David C. Morganelli, Esq. 

Natalya A. Buckler, Esq.


On September 21, 2012, the Rhode Island Division of Taxation issued a declaratory ruling holding that partners of a Rhode Island civil union, as well as same-sex couples who lawfully have been married in another state, can benefit from the marital deduction for Rhode Island estate tax purposes.

The specific facts giving rise to this ruling involved a same-sex couple who had been married in Massachusetts in 2007.  In 2012, one of the spouses died, leaving a will that passed all of her assets outright to the surviving spouse.  The couple also owned assets jointly with a right of survivorship, and the surviving spouse was the beneficiary of most of the decedent’s life insurance and retirement assets.

In its ruling, the Rhode Island Division of Taxation pointed out that the Civil Unions Act (the “Act”)—Chapter 3.1 of Title 44 of the Rhode Island General Laws—which took effect in Rhode Island in July of 2011, “provides that a party to a civil union shall be included in any definition or term that denotes the spousal relationship as those terms are used throughout Rhode Island law.”  It also considered that the Act grants civil union partners in Rhode Island “all the rights, benefits, protections and responsibilities under the law as people joined together in a lawful marriage” in Rhode Island.

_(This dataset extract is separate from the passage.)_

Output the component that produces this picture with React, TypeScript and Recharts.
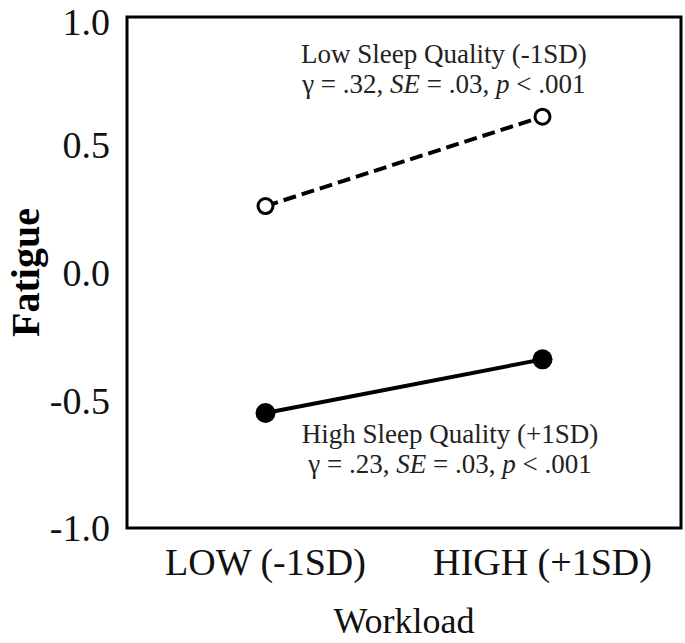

As a result of the ruling, partners of a Rhode Island civil union, as well as same-sex couples lawfully married in another state, may generally use the marital deduction for estate tax purposes and, accordingly, the value of property passing from a decedent to the surviving spouse can be deducted for purposes of the estate tax imposed under § 44-22-1(a) of the Rhode Island General Laws.  In addition, joint property passing to the surviving partner in a Rhode Island civil union, or to the surviving spouse of a same-sex marriage lawfully executed in another state, can be treated as owned one-half by the decedent for estate tax purposes, just as it can with traditional marriages.